What of the disgusting toys? Parrots are given toys as useless as the girl’s putrid ones. Parrots and cockatoos need toys they can destroy. It is a need driven by 83 million years of evolution. In the wild they spend some part of every day chewing on something. I have heard someone say "I buy him toys but he just destroys them. I can't afford that!" All I can say is that you can't afford not to give them the toys that they must have to stay sane. The little girl suffered toy depravation, too.  Picture the little girl’s toys when you see a dangling piece of plastic chain and a hardwood “toy” in a parrot’s cage. It amounts to the same thing.  Having no real toys a child or a bird becomes autistic and disassociated from reality.

 

Most parrots and cockatoos are flock animals. Just leaving them alone for a weekend can drive them to the brink of insanity.
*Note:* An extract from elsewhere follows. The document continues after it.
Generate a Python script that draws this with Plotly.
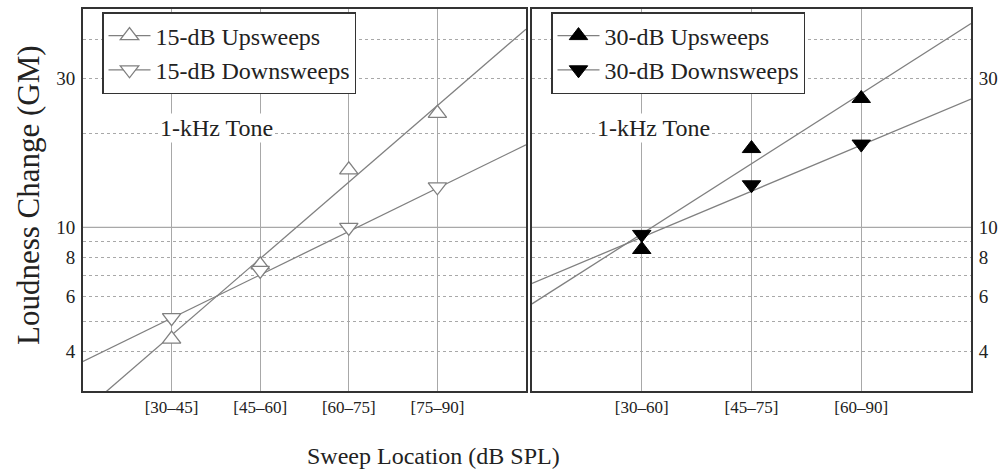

After all, they are never alone in the wild and the wild courses through their veins. Leaving them alone like this is like telling a small child that her parents died in a car crash.

The little girl cannot talk. No one taught her how. What do most people do with birds? We focus on getting them to speak our language but what about theirs? The speech of birds is more body language than vocalization. Sounds are made to get attention or seek out the others of the flock. Once they have your attention then they talk with their bodies. In our case we need to learn their language so we can talk to them. Like chimpanzees that can understand sign language but not speak the spoken word, our birds require us to learn and communicate using their sign language--the language of the spoken gesture. Without that, we cannot communicate with them and we leave them as mute as a feral child.

 

The authorities took Danielle to safety. She will never be able to be all she could have been but she is loved and she seems to know it. Behind the bars of cages throughout the world stand intelligent eyes waiting for someone to understand. There are few families that would care for a feral child and fewer still that would care for such a bird.

 

Almost no laws exist to protect parrots and cockatoos. If that feral child had been a bird she would probably still be in that room suffering.

 

When you see a parrot with a doll’s eyes that shies away from you, that threatens you or cries out shrieking then try to remember this: Danielle did the same and for the same reasons. Like the Phantom of the Opera, a caged and tortured spirit wants to love and be loved. Their sad lives have made them part genius, part romantic and partly insane. Will you shy from their mask of pain or will you embrace them?

 

On the day you are laid to rest will someone special place a feather on your grave?

 

The story of the feral girl can be found in the St. Petersburg Times of Jul 31, 2008.